Epipolar results from Part 2

Once we have a minimum of 8 point correspondences between the images, we have enough information to solve for the fundamental matrix. We again use the Singular Value Decomposition to find the solution to the series of points we have. Using SVD ensures that we do not get the degenerate case as our solution.

Part 3

In part 3, we brought together all of the elements of this project to solve a practical problem. Once we extract a series of SIFT matches from two images, we can attempt to improve our correct match rate by finding the fundamental matrix relationship between the two images. The algorithm we use to do this is called RANSAC. First, we randomly sample the number of points we need to solve for the fundamental matrix: 8 feature pairs. We then find the fundamental matrix associated with these 8 points, and assign it a score based on how well all other match pairs align with this hypothesis. We repeat these steps, each time selecting another 8 random features, until we are confident that we have a good fundamental matrix for as many features as possible. We then only accept the 30 top matches that align with this "best" fundamental matrix. This approach ensures that the SIFT matches that we select are all consistent with one another. When we do this, we can achieve a higher rate of correct matches as shown in the following pictures.

Rushmore results, with p=0.6

One important free parameter here is the number of RANSAC iterations. This is based on a simple formula that includes one important parameter, the probablity that a given point is an outlier, or "p". If this parameter is set to a high value, such as 0.8, the algorithm will run for a significantly greater number of iterations. However, the advantage you gain is a higher likelihood that the final result fundamental matrix is the best solution. Throughout this project I adjusted this parameter to find a good tradeoff between speed and quality, and found that often any value between 0.2 and 0.6 was sufficient.

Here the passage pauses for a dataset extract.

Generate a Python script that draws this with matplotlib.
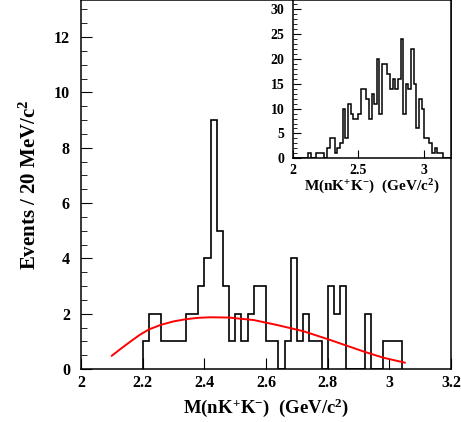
import numpy as np
import matplotlib
matplotlib.use("Agg")
import matplotlib.pyplot as plt
from matplotlib.ticker import MultipleLocator

plt.rcParams['font.family'] = ['Liberation Serif', 'DejaVu Serif']
plt.rcParams['font.weight'] = 'bold'
plt.rcParams['axes.labelweight'] = 'bold'
plt.rcParams['mathtext.fontset'] = 'custom'
plt.rcParams['mathtext.rm'] = 'Liberation Serif:bold'
plt.rcParams['mathtext.bf'] = 'Liberation Serif:bold'
plt.rcParams['mathtext.it'] = 'Liberation Serif:bold'
plt.rcParams['mathtext.default'] = 'rm'

# ---------------- data ----------------
# main histogram: 20 MeV bins starting at 2.20 GeV
main_start = 2.20
bin_width = 0.02
main_counts = [1, 2, 2, 1, 1, 1, 1, 2, 2, 3, 4, 9, 5, 3, 1, 2, 1, 2, 3, 3,
               1, 1, 0, 1, 4, 1, 2, 1, 1, 0, 3, 2, 3, 0, 0, 0, 2, 0, 0, 1,
               1, 1]

# fitted background curve
curve_x = [2.10, 2.13, 2.16, 2.19, 2.22, 2.26, 2.30, 2.34, 2.38, 2.42, 2.48, 2.56,
           2.64, 2.72, 2.80, 2.86, 2.92, 2.98, 3.05]
curve_y = [0.48, 0.74, 0.99, 1.23, 1.43, 1.60, 1.72, 1.80, 1.85, 1.87, 1.86, 1.77,
           1.58, 1.37, 1.08, 0.85, 0.62, 0.41, 0.23]

# inset histogram: 20 MeV bins starting at 2.00 GeV
inset_start = 2.00
inset_counts = [0, 0, 0, 0, 0, 0, 1, 0, 0, 1, 1, 1, 0, 2, 4, 4, 1, 2, 3, 10,
                4, 11, 9, 8, 8, 9, 14, 14, 12, 8, 13, 11, 20, 9, 19, 19, 17, 14, 16, 14,
                16, 24, 9, 15, 14, 22, 15, 6, 12, 10, 4, 4, 3, 1, 2, 1, 1, 0, 0, 0]

xlabel = r'M(nK$^{+}$K$^{-}$)  (GeV/c$^{2}$)'
ylabel = r'Events / 20 MeV/c$^{2}$'

# ---------------- figure ----------------
W, H = 461, 422
fig = plt.figure(figsize=(W / 100, H / 100), dpi=100)

def frac(l, r, t, b):
    return [l / W, 1 - b / H, (r - l) / W, (b - t) / H]

fmt = plt.FuncFormatter(lambda v, p: ('%g' % round(v, 2)))

ax = fig.add_axes(frac(81, 451, 0, 369))
main_edges = main_start + bin_width * np.arange(len(main_counts) + 1)
ax.stairs(main_counts, main_edges, color='black', linewidth=1.2, baseline=0)
ax.plot(curve_x, curve_y, color='red', linewidth=1.4)
ax.set_xlim(2.0, 3.2)
ax.set_ylim(0, 13.34)
ax.xaxis.set_major_locator(MultipleLocator(0.2))
ax.yaxis.set_major_locator(MultipleLocator(2))
ax.yaxis.set_minor_locator(MultipleLocator(0.5))
ax.xaxis.set_major_formatter(fmt)
ax.tick_params(axis='both', which='both', direction='in', top=False, right=False,
               labelsize=11.5)
ax.tick_params(axis='y', which='major', length=8, pad=8)
ax.tick_params(axis='y', which='minor', length=4)
ax.tick_params(axis='x', which='major', length=8, pad=4)
for s in ax.spines.values():
    s.set_linewidth(1.1)
ax.set_xlabel(xlabel, fontsize=13.5, fontweight='bold', labelpad=4)
ax.set_ylabel(ylabel, fontsize=15, fontweight='bold', labelpad=9)

# inset
axi = fig.add_axes(frac(292.7, 450.5, 0, 158.3))
inset_edges = inset_start + bin_width * np.arange(len(inset_counts) + 1)
axi.stairs(inset_counts, inset_edges, color='black', linewidth=1.1, baseline=0)
axi.set_xlim(2.0, 3.2)
axi.set_ylim(0, 31.87)
axi.xaxis.set_major_locator(MultipleLocator(0.5))
axi.yaxis.set_major_locator(MultipleLocator(5))
axi.yaxis.set_minor_locator(MultipleLocator(1))
axi.xaxis.set_major_formatter(fmt)
axi.tick_params(axis='both', which='both', direction='in', top=False, right=False,
                labelsize=10)
axi.tick_params(axis='y', which='major', length=6, pad=6)
axi.tick_params(axis='y', which='minor', length=3)
axi.tick_params(axis='x', which='major', length=6, pad=4)
for s in axi.spines.values():
    s.set_linewidth(1.1)
axi.set_xlabel(xlabel, fontsize=11, fontweight='bold', labelpad=1)

fig.canvas.draw()
for a in (ax, axi):
    for lab in a.get_xticklabels() + a.get_yticklabels():
        lab.set_fontweight('bold')

fig.savefig('out.png', dpi=100)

Notre Dame results, with p=0.4

Another important parameter is the threshold used to categorize outliers vs inliers. We use the above mentioned property of the fundamental matrix to check how well the guessed fundamental matrix relates two points. The closer we get to 0, the better the fundamental matrix is for that pair. I found that setting this threshold to 0.02 provided me with about 200 matches. This number seemed large enough that the 30 selected best points would be the best possible, yet not too large that computation time increased or all fundamental matrices had a large score.

Gaudi results without normalization, p=0.4

Extra Credit

I attempted to improve my results further by implementing the coordinate normalization process. Within my estimate_fundamental_matrix method, I normalized the coordinates before calculating the matrix. First, I calculated the mean coordinate for each set of points (image 1 and image 2). After subtracting the mean from each point in the image sets, I calculated the standard deviation of the coordinates. I calculated the scale of the points as the reciprocal of this standard deviation. I multiplied each coordinate point by this scale to normalize the coordinates. I calculated the fundamental matrix as usual, but did not immediately return this normalized fundamental matrix. Instead, I obtained a matrix up to scale by multiplying the tranpose of the transform matrix of image 2 by the normalized fundamental matrix multiplied by the transform matrix of the first image. I then returned this new calculated fundamental matrix.

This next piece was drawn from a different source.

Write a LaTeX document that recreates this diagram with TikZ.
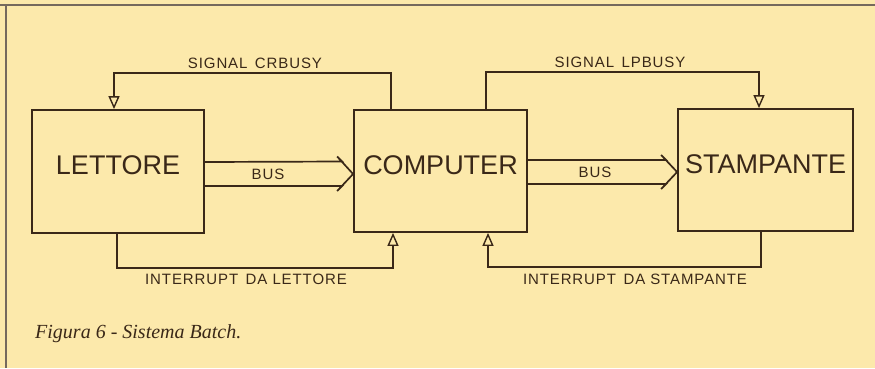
\documentclass[tikz,border=0pt]{standalone}
\usepackage{fontspec}
\setmainfont{Liberation Serif}
\newfontfamily\handfont{Liberation Sans}
\newfontfamily\handwide[LetterSpace=6]{Liberation Sans}
\usepackage{tikz}
\usetikzlibrary{positioning,arrows.meta,calc}

\definecolor{paper}{RGB}{252,233,171}
\definecolor{ink}{RGB}{58,40,24}

\begin{document}
\begin{tikzpicture}[
  x=1pt, y=-1pt,
  unit/.style={rectangle, draw=ink, line width=1.8pt, text=ink, inner sep=0pt, font=\handfont\fontsize{27}{27}\selectfont, text height=20pt, text depth=14pt},
  sig/.style={draw=ink, line width=1.4pt, -{Triangle[open, width=11pt, length=13pt]}},
  bus/.style={draw=ink, line width=1.7pt, line join=miter},
  lbl/.style={text=ink, font=\handwide\fontsize{15}{15}\selectfont, inner sep=0pt},
]
% paper and frame
\fill[paper] (0,0) rectangle (875,368);
\useasboundingbox (0,0) rectangle (875,368);
\draw[ink!70, line width=1.6pt] (0,5) -- (875,5);
\draw[ink!70, line width=1.6pt] (6,5) -- (6,368);

% units
\node[unit, minimum width=172pt, minimum height=123pt] (lett) at (118,171.5) {LETTORE};
\node[unit, minimum width=173pt, minimum height=122pt] (comp) at (440.5,171) {COMPUTER};
\node[unit, minimum width=175pt, minimum height=122pt] (stam) at (765.5,170) {STAMPANTE};

% bus lines
\draw[bus] ([yshift=9.5pt]lett.east) -- ([xshift=-11pt,yshift=9.5pt]comp.west) -- ++(-5,-5)
  -- ([yshift=-3pt]comp.west) -- ++(-16,17) -- ++(5,-5) -- ([yshift=-14.5pt]lett.east);
\draw[bus] ([yshift=11pt]comp.east) -- ([xshift=-11pt,yshift=10pt]stam.west) -- ++(-5,-5)
  -- ([yshift=-2pt]stam.west) -- ++(-16,17) -- ++(5,-5) -- ([yshift=-13pt]comp.east);
\node[lbl] (bus1) at (268,174) {BUS};
\node[lbl] (bus2) at (595,172) {BUS};

% busy signals
\draw[sig] ([xshift=-49.5pt]comp.north) -- ++(0,-36) -| ([xshift=-4pt]lett.north);
\draw[sig] ([xshift=45.5pt]comp.north) -- ++(0,-37) -| ([xshift=-6.5pt]stam.north);
\node[lbl] (crbusy) at (255,63) {SIGNAL\enspace CRBUSY};
\node[lbl] (lpbusy) at (620,62) {SIGNAL\enspace LPBUSY};

% interrupts
\draw[sig] ([xshift=-1pt]lett.south) -- ++(0,34) -| ([xshift=-47.5pt]comp.south);
\draw[sig] ([xshift=-4.5pt]stam.south) -- ++(0,35) -| ([xshift=47.5pt]comp.south);
\node[lbl] (intl) at (246,279) {INTERRUPT\enspace DA LETTORE};
\node[lbl] (ints) at (635,279) {INTERRUPT\enspace DA STAMPANTE};

% caption
\node[anchor=base west, inner sep=0pt, text=ink, font=\itshape\fontsize{20}{20}\selectfont] (cap) at (35,338) {Figura 6 - Sistema Batch.};
\end{tikzpicture}
\end{document}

Using this method, I observed a noticeable improvement in the success rate of my matches. This is shown in the following images.

Image results with coordinate normalization.

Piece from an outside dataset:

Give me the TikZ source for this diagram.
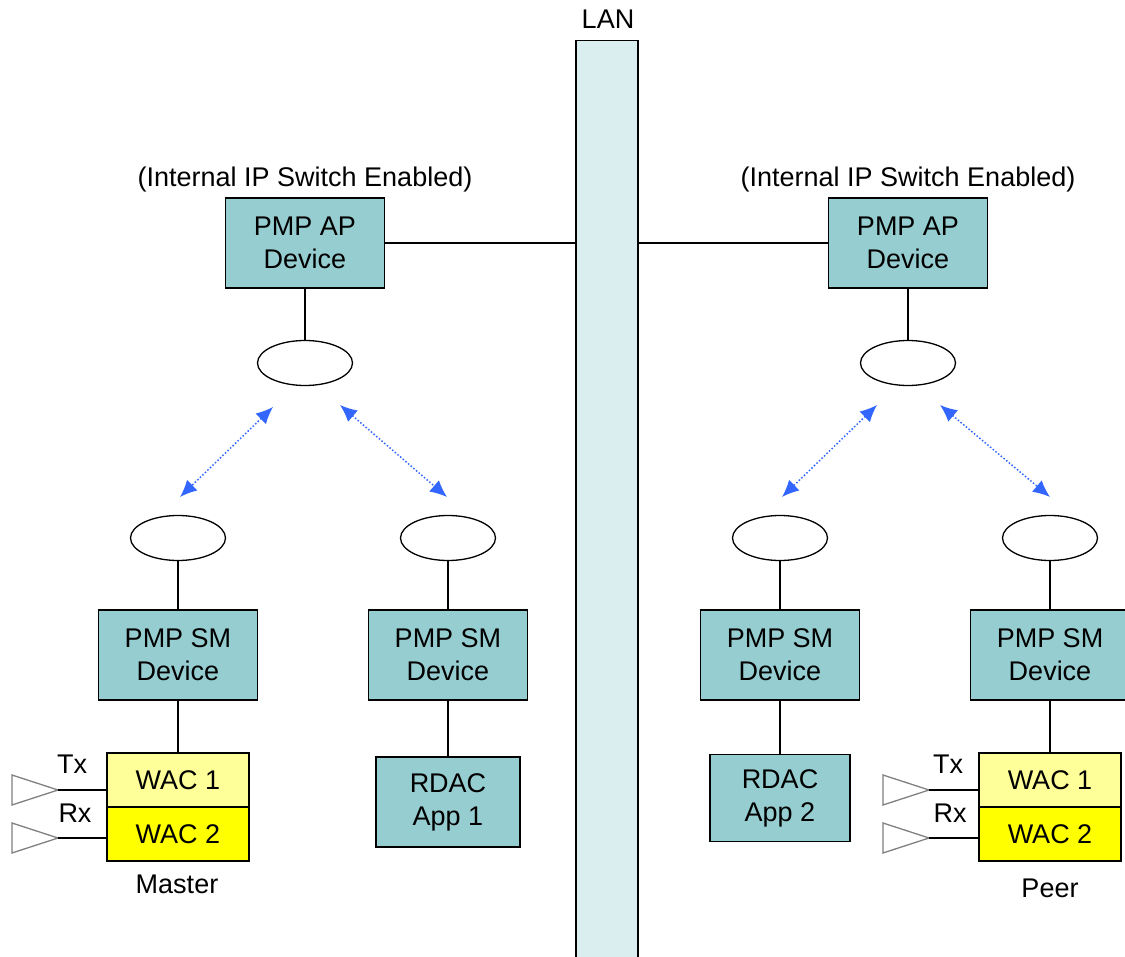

Limitations and Improvements

Even after implementing the coordinate normalization process, I still did not receive optimum matching on the Gaudi image pair. Some of the "best" matches were placed in not well defined areas like the sky above the building or other low-detail areas. This is most likely an issue with coordinate normalization process, because I did not receive this issue beforehand. However, considering that my accuracy improved with the normalization, I decided to keep it implemented.